> [CHALLENGE] Find how many lines in the data below mention "diagram". Give the number only.

— BEGIN —

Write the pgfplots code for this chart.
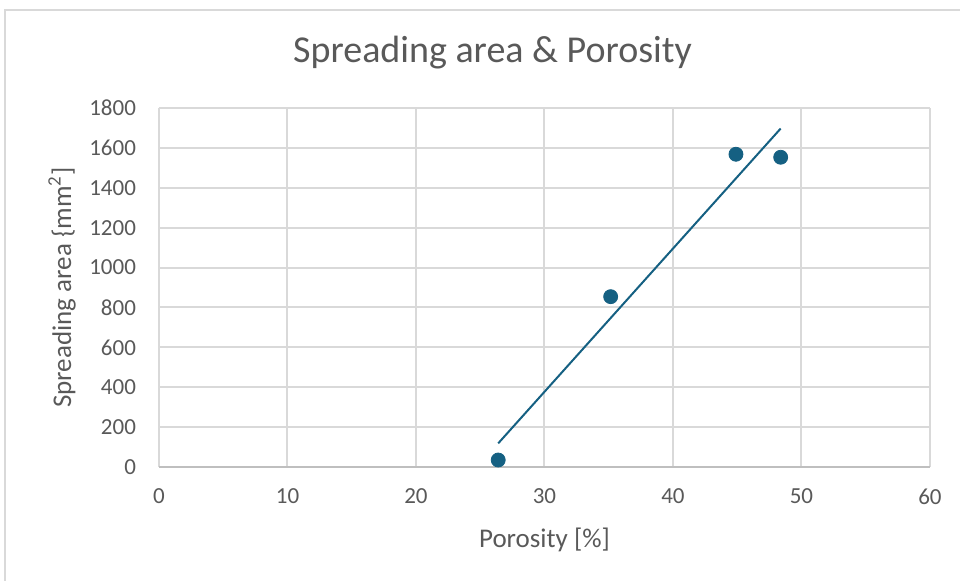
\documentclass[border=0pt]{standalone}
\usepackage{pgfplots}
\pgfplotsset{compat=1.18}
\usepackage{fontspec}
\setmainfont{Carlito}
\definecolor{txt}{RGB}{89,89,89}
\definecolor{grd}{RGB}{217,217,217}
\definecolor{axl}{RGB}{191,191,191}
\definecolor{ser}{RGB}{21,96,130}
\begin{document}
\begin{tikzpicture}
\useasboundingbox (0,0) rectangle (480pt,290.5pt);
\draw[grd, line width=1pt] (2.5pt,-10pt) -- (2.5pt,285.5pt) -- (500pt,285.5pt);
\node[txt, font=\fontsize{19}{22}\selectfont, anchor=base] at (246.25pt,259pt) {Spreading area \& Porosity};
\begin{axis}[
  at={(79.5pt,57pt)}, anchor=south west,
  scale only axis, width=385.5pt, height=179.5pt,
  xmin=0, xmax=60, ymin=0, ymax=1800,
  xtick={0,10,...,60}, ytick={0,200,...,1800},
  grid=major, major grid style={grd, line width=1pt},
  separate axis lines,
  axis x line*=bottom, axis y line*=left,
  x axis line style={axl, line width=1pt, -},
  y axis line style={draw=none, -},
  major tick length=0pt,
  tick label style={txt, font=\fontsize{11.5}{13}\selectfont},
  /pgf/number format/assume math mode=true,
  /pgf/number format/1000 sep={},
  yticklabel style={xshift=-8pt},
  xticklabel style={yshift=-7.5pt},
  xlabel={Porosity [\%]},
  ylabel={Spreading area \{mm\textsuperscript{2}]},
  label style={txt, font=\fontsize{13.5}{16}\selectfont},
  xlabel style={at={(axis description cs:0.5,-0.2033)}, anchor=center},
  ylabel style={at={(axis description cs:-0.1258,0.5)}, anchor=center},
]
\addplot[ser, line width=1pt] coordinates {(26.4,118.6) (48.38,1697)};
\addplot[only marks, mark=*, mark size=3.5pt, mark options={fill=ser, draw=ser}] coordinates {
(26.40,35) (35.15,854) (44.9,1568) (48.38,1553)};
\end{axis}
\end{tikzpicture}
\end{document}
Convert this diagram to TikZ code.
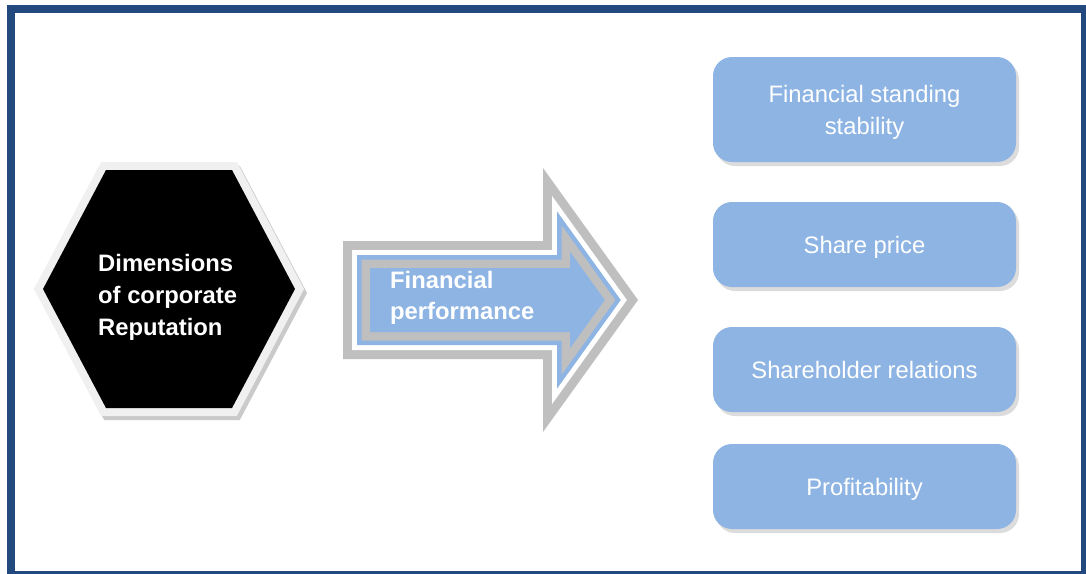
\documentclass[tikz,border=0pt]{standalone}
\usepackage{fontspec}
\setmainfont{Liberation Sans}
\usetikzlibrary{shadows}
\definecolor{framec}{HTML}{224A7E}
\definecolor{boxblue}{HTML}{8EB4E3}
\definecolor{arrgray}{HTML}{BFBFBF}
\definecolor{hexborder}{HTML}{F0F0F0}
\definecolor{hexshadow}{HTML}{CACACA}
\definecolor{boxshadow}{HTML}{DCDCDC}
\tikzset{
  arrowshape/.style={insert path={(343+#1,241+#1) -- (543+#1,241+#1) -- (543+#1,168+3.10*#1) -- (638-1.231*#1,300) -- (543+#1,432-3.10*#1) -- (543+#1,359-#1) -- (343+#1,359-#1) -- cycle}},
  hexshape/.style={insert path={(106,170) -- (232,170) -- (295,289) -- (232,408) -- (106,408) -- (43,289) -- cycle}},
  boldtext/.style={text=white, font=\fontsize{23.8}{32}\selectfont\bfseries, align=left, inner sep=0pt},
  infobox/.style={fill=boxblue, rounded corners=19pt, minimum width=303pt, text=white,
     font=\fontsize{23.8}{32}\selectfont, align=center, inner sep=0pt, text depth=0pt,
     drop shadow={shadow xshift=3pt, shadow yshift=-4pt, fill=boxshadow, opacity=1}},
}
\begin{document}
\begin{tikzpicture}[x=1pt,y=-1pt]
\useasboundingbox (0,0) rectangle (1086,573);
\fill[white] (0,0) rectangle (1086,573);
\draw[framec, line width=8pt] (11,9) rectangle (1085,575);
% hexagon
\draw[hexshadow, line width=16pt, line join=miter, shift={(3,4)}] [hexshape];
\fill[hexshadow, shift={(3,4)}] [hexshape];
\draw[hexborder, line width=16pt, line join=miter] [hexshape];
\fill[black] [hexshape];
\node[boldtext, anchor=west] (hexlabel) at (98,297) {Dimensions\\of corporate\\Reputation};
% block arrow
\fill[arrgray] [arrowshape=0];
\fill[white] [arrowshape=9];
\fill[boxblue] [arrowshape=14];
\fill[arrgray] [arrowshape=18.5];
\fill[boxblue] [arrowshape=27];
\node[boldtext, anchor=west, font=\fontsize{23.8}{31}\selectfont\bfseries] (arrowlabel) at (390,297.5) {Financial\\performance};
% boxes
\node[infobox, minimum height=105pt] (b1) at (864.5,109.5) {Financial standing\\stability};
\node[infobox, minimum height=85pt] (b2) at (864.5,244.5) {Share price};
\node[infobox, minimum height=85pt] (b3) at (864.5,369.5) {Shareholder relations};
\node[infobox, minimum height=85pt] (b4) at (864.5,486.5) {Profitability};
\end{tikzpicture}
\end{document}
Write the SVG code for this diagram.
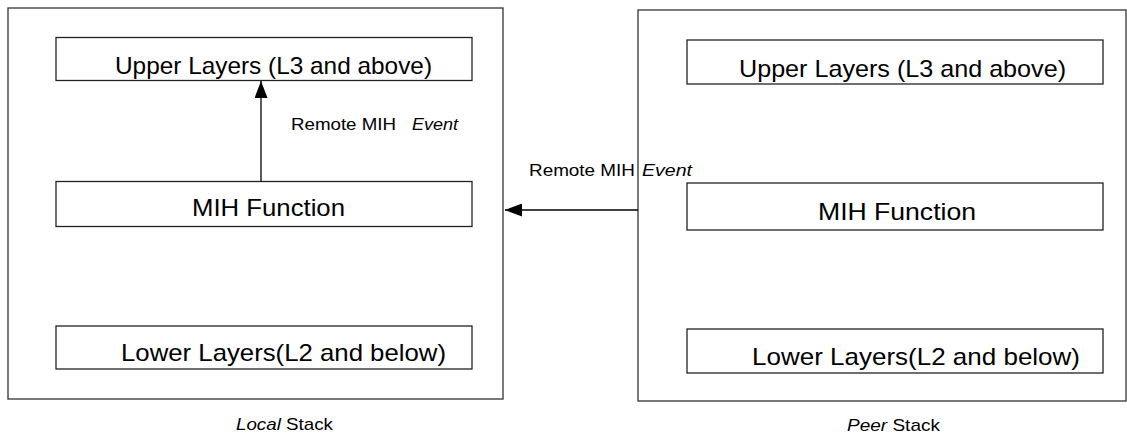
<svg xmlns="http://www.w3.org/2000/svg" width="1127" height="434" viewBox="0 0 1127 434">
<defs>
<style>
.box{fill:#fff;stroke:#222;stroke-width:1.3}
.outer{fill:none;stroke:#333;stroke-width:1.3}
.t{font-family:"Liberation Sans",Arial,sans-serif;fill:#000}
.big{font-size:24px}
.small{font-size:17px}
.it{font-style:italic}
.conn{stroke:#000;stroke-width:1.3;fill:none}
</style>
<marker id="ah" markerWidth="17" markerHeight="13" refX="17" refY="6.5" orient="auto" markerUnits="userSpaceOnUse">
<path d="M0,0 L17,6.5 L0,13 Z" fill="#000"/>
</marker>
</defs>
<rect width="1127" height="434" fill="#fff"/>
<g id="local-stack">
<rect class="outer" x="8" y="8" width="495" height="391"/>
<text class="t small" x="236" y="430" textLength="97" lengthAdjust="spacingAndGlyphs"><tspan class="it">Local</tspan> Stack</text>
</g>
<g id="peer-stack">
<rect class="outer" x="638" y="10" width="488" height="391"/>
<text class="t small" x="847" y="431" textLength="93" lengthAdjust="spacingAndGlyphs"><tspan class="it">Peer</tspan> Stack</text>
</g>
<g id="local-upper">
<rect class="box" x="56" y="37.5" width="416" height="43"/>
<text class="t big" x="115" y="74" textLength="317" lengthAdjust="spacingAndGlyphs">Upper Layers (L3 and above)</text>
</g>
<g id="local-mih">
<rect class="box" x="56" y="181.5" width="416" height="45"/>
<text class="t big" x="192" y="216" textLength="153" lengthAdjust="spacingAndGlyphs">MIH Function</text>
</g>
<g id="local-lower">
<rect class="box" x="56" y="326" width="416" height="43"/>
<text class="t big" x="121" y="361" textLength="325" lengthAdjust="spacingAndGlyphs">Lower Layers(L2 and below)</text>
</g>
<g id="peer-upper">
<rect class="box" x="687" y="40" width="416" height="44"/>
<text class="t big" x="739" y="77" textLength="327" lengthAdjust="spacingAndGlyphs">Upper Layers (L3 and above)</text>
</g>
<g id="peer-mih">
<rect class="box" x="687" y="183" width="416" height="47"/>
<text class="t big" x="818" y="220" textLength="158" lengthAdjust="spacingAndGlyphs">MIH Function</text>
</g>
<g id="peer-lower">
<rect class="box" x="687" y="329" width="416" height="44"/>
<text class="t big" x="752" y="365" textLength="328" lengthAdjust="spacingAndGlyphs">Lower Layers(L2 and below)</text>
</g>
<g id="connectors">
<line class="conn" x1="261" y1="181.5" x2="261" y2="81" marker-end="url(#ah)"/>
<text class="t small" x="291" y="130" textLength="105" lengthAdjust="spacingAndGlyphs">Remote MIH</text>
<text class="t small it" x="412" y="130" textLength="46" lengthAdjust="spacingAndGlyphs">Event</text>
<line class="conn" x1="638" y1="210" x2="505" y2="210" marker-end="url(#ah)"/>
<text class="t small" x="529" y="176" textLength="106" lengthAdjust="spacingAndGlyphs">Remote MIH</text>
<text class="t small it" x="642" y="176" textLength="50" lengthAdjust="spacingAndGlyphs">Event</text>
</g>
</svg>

— END —

> [EXERCISE RESULT] 2